To stop him spoiling things for everybody else, my friend often seats him at a table in her office. He loves this and is impeccably behaved, but since his concentration is minimal, she has to give him much of her attention. If she needs to talk to a visitor, he has to sit outside, where he creates havoc. It's a situation that heads and class teachers up and down the country face daily, and she needs to resolve it.
The sensible thing is to have a dialogue with the parents as soon as possible, and last week they were invited to school. There are nine children in the family and their father is out of work, although he seems to find enough money to support his use of illegal substances. He immediately fell asleep in the meeting. The mother finds it impossible to cope, but blamed the school for sending her child out of class, because if the teacher does that he's not going to learn anything, is he? My friend suggested some strategies that the parents might use at home, knowing that they were falling on stony ground.
But now, according to a recent discussion I heard on the radio, it's going to be easy to solve a problem such as this because education has a new buzzword. The little boy has something called "conduct disorder". It's a condition that can be diagnosed, and the cure is to get the parents, an educational psychologist, the child's class teacher, the head and a social worker "working in harmony to achieve a successful outcome".
Frankly, my mouth dropped open at the banality of all this, because we've heard it so often before and it rarely works. There will be the usual cycle of meetings that the social worker can't attend because another urgent case has cropped up and the headteacher can only attend for 10 minutes because the boiler's broken. The parents will agree to try yet another impossible tactic at home and the psychologist will tell them a lot of things they don't understand. In the meantime, the class teacher will struggle on.
In reality, we know exactly what the little boy's problem is: his home life is chaotic, his father is useless and his mother can't give him any attention because she's got eight others. So he takes his frustration out at school, ensuring he gets the attention he craves by being removed from class.

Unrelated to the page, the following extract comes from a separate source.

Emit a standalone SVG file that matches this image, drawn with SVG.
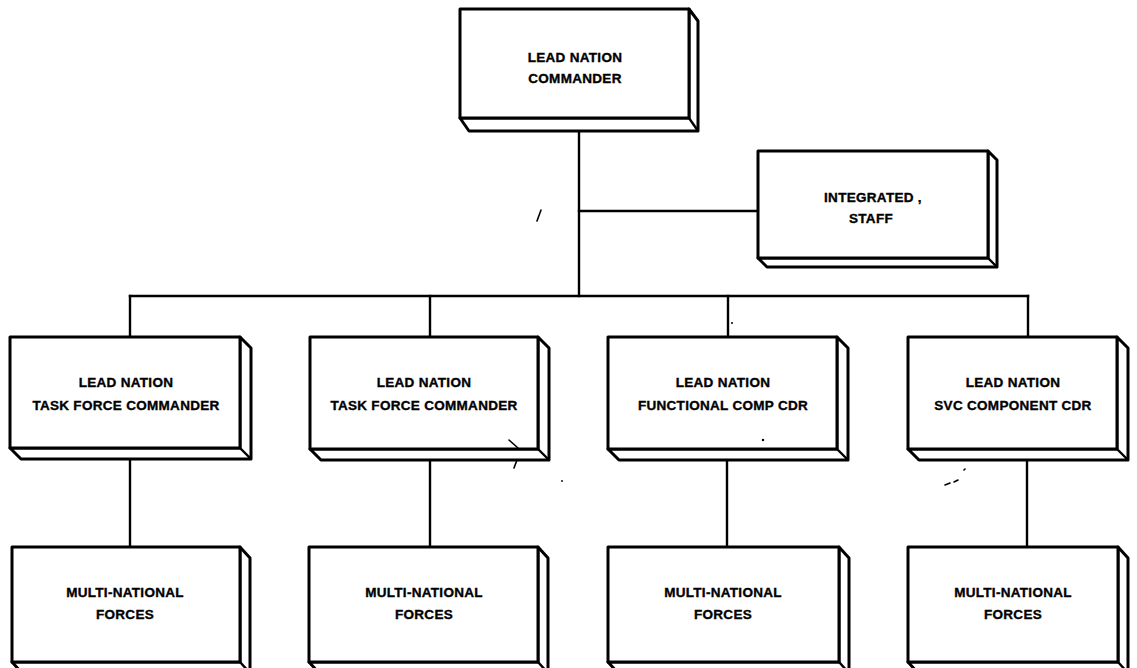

What he needs is everything he's not receiving at home: a competent and dedicated teacher, a stimulating and challenging school environment and, most of all, stability, warmth and consistency from the adults he encounters. Small-group tuition will also help. He needs basic skill competence so that he can feel he's making a positive contribution in the classroom. And all the time, behaviour boundaries must be drawn. But deep down, he wants those anyway.
As somebody in the radio discussion said, "We don't need more buzzwords. We need a hefty injection of common sense."